Wednesday, 11 April 2018

A new, novel and workable hypothesis for Stonehenge: Patent granted

 
A patent has formally been granted as of today by the British Patent office. This is equivalent to a Utility grade patent in the USA. When used in this way, the system demonstrates an early (geocentric) understanding of how the Cosmos works.

The link below is to the Patents Journal of 11 April 2018 and “GB2486636: Spherical solar collection system” is on the first page: http://www.ipo.gov.uk/p-pj-stitch.pdf?sections=3&jnl=6725





This idea can now be referred to as a form of peer reviewed document (because it has been examined as new, novel and work-able by the reviewers at the Patents Office). A lot more detail on how the system would have worked at Stonehenge can be found in “Stonehenge: Solving the Neolithic Universe”.

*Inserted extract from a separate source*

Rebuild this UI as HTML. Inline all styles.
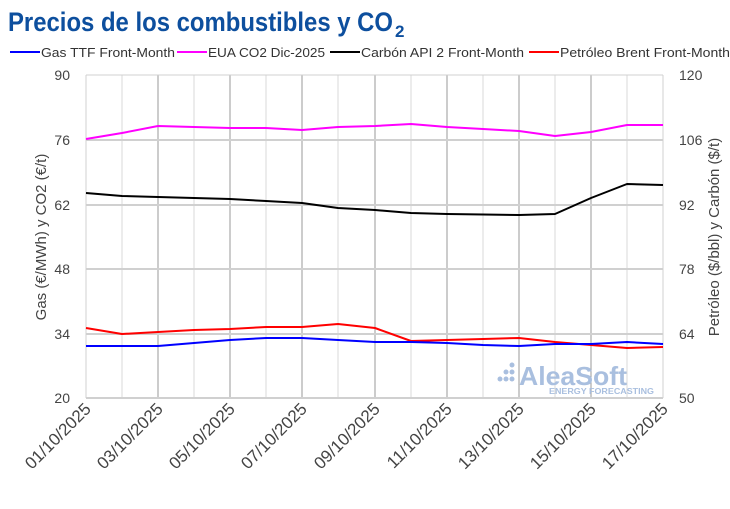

The next stage seems to be head towards developing the predictions of the geocentric hypothesis. There are a number of predictions falling out of it (most are recorded in this blog), but the majority of these are minor and result in well-known Neolithic structures. As a result, it could be argued that interpretation of the evidence has been chosen to fit the hypothesis.

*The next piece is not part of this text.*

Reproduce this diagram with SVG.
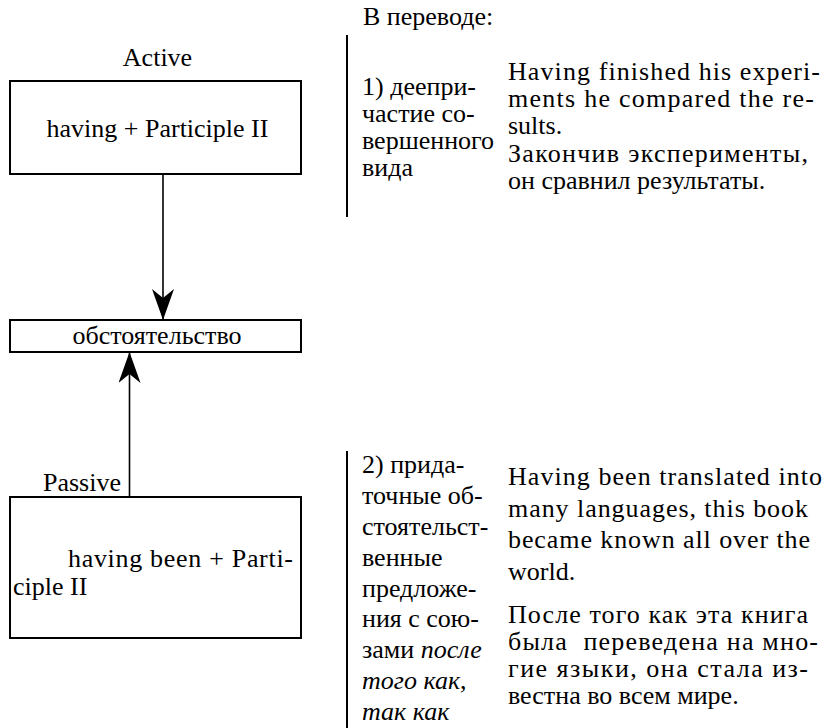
<svg xmlns="http://www.w3.org/2000/svg" width="824" height="728" viewBox="0 0 824 728">
<style>
text { font-family: "Liberation Serif", "Times New Roman", serif; font-size: 26px; fill: #000; }
.c { text-anchor: middle; }
.i { font-style: italic; }
.pre { white-space: pre; }
.box { fill: #fff; stroke: #000; stroke-width: 2; }
.sep { stroke: #000; stroke-width: 2; fill: none; }
.conn { stroke: #000; stroke-width: 1.6; fill: none; }
</style>
<defs>
<marker id="ah" markerUnits="userSpaceOnUse" markerWidth="31" markerHeight="22" viewBox="0 0 31 22" refX="31" refY="11" orient="auto">
<path d="M0,0 L31,11 L0,22 L9,11 Z" fill="#000"/>
</marker>
</defs>
<rect width="824" height="728" fill="#fff"/>

<g id="connectors">
<line class="conn" x1="163" y1="174" x2="163" y2="320" marker-end="url(#ah)"/>
<line class="conn" x1="129.5" y1="497" x2="129.5" y2="352" marker-end="url(#ah)"/>
</g>

<g id="node-active">
<text class="c" x="157.5" y="66">Active</text>
<rect class="box" x="10" y="81" width="291" height="93"/>
<text class="c" x="157.5" y="137">having + Participle II</text>
</g>

<g id="node-obst">
<rect class="box" x="10" y="320" width="291" height="32"/>
<text class="c" x="157" y="344">обстоятельство</text>
</g>

<g id="node-passive">
<text x="43" y="491">Passive</text>
<rect class="box" x="10" y="497" width="291" height="141"/>
<text x="68" y="567" textLength="225" lengthAdjust="spacing">having been + Parti-</text>
<text x="13" y="595">ciple II</text>
</g>

<g id="translation-header">
<text x="363" y="25">В переводе:</text>
</g>

<g id="case-1">
<line class="sep" x1="347" y1="35" x2="347" y2="217"/>
<text x="362" y="95">1) деепри-</text>
<text x="362" y="122">частие со-</text>
<text x="362" y="149">вершенного</text>
<text x="362" y="176">вида</text>
<text x="508" y="80" textLength="312" lengthAdjust="spacing">Having finished his experi-</text>
<text x="508" y="107" textLength="306" lengthAdjust="spacing">ments he compared the re-</text>
<text x="508" y="134">sults.</text>
<text x="508" y="162" textLength="300" lengthAdjust="spacing">Закончив эксперименты,</text>
<text x="508" y="189">он сравнил результаты.</text>
</g>

<g id="case-2">
<line class="sep" x1="347" y1="451" x2="347" y2="728"/>
<text x="362" y="473">2) прида-</text>
<text x="362" y="504">точные об-</text>
<text x="362" y="535">стоятельст-</text>
<text x="362" y="566">венные</text>
<text x="362" y="597">предложе-</text>
<text x="362" y="627">ния с сою-</text>
<text x="362" y="658">зами <tspan class="i">после</tspan></text>
<text x="362" y="689"><tspan class="i">того как</tspan>,</text>
<text x="362" y="720" class="i">так как</text>
<text x="508" y="485" textLength="314" lengthAdjust="spacing">Having been translated into</text>
<text x="508" y="517" textLength="300" lengthAdjust="spacing">many languages, this book</text>
<text x="508" y="548" textLength="302" lengthAdjust="spacing">became known all over the</text>
<text x="508" y="580">world.</text>
<text x="508" y="623" textLength="300" lengthAdjust="spacing">После того как эта книга</text>
<text x="508" y="650" class="pre" textLength="310" lengthAdjust="spacing">была  переведена на мно-</text>
<text x="508" y="677" textLength="300" lengthAdjust="spacing">гие языки, она стала из-</text>
<text x="508" y="704">вестна во всем мире.</text>
</g>
</svg>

However, there are two major predictions of the hypothesis and these would result in unusual Neolithic remains (of structures) being found at very specific locations. Those two major predictions were referred to within the 2012 novel (the Broken Stone and the Secret of the Heavens' Henge). Neither location set has been, or is currently being, investigated to any degree so the remains, if they exist, are not known to exist. If interest develops in the geocentric hypothesis, these two prediction locations may be useful because they might provide the means to test the hypothesis by excavation and observation (giving falsifiability and testability to the hypothesis).

The remaining technical aspects (not currently in “Stonehenge: Solving the Neolithic Universe”) are going to be developed first to see if enough academic interest develops to look at the tests of predictions which might be needed.